In response to concerns raised by Rajya Sabha member, P Wilson over inadequate representation of minorities/ vulnerable communities at the Bench in Supreme Court, the Union Law Ministry has reiterated that there is no provision for reservation in the Judiciary and seats cannot be reserved for SC/ST/OBC and women for judicial appointments.
However, he clarified that the Government has been insisting on increasing diversity at the High Court level, from where Judges at the Top Court are usually appointed.
Wilson had highlighted that for the past few years, there is declining representation from all the sections of the society in the judicial appointments of the Apex Court
“A more diverse judiciary is desirable because without one, the chances are greatly increased for a violation of the rights on these under represented and could indirectly imply discrimination. Significant over-representation of certain sections calls into question the objectivity of the current system and its inability to recruit from different social social groups and ensure social justice,” he wrote while urging the Parliament to “step in”.

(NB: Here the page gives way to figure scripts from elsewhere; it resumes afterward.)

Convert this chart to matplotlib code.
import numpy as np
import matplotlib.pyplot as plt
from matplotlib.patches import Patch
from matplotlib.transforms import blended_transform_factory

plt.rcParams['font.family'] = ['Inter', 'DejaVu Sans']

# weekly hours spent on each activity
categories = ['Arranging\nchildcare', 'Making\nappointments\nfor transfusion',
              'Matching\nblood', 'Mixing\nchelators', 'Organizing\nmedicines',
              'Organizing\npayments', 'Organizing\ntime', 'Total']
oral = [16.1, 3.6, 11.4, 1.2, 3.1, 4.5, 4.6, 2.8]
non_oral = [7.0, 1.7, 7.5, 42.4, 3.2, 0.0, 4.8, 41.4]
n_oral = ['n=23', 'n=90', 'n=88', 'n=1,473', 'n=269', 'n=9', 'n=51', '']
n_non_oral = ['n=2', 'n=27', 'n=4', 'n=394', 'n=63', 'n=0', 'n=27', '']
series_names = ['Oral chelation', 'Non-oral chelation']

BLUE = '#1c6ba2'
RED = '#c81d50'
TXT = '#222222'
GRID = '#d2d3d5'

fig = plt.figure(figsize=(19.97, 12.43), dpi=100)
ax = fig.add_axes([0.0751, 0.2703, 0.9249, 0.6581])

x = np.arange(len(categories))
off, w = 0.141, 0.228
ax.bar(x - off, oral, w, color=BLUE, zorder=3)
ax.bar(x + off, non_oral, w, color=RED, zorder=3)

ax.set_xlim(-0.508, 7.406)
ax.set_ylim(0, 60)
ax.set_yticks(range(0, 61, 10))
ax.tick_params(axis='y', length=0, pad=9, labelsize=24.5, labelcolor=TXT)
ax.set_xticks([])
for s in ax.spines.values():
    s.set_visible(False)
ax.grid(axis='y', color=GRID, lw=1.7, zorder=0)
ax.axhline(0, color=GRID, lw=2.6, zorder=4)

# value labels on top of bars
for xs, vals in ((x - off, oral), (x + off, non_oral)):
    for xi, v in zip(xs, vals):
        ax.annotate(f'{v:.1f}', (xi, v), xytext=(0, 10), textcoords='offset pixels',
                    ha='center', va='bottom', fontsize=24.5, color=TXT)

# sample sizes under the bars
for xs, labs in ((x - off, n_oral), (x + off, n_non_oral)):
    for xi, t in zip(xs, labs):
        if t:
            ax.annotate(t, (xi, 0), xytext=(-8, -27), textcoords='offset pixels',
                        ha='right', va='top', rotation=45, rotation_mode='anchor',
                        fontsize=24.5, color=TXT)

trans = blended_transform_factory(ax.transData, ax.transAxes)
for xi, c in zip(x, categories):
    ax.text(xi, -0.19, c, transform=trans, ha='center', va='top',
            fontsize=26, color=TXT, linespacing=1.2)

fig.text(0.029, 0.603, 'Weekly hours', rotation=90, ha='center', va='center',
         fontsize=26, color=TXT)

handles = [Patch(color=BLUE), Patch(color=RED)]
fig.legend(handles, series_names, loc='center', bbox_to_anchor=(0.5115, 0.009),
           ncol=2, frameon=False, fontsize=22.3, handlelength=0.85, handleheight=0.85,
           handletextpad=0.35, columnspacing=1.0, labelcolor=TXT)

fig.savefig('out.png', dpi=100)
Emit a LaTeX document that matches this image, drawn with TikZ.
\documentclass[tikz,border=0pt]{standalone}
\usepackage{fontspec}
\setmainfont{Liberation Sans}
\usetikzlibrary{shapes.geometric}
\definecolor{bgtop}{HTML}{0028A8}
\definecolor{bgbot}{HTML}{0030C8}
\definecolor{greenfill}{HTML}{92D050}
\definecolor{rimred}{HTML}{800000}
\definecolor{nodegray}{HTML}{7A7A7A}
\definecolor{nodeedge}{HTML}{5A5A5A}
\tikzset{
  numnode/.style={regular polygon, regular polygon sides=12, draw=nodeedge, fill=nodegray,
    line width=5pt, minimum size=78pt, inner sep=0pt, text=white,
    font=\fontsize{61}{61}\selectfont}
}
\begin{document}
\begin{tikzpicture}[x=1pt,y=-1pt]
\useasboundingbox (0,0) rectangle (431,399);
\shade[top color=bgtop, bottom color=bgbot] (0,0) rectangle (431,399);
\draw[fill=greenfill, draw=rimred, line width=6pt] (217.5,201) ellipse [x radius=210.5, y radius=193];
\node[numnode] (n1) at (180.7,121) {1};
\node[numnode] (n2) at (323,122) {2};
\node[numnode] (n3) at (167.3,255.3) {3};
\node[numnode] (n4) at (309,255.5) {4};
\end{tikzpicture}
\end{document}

The Law Minister has now clarified that at present, there are 30 judges at the Supreme Court including two women judges, three judges from minority communities and one judge from Scheduled Caste community are in position in the Supreme Court.
He further stated that judges in the Supreme Court are appointed predominantly from amongst the Chief Justices / Judges of the High Courts and the Government has been requesting that due consideration be given to suitable candidates belonging to the Scheduled Castes, Scheduled Tribes, other Backward Classes, Minorities and Women while making appointments to the High Courts.
“The Judges of the Supreme Court are appointed under Article 124 of Constitution, which do not provide for any reservation based on caste or class of person including women,” Law Minister Ravi Shanker Prasad said.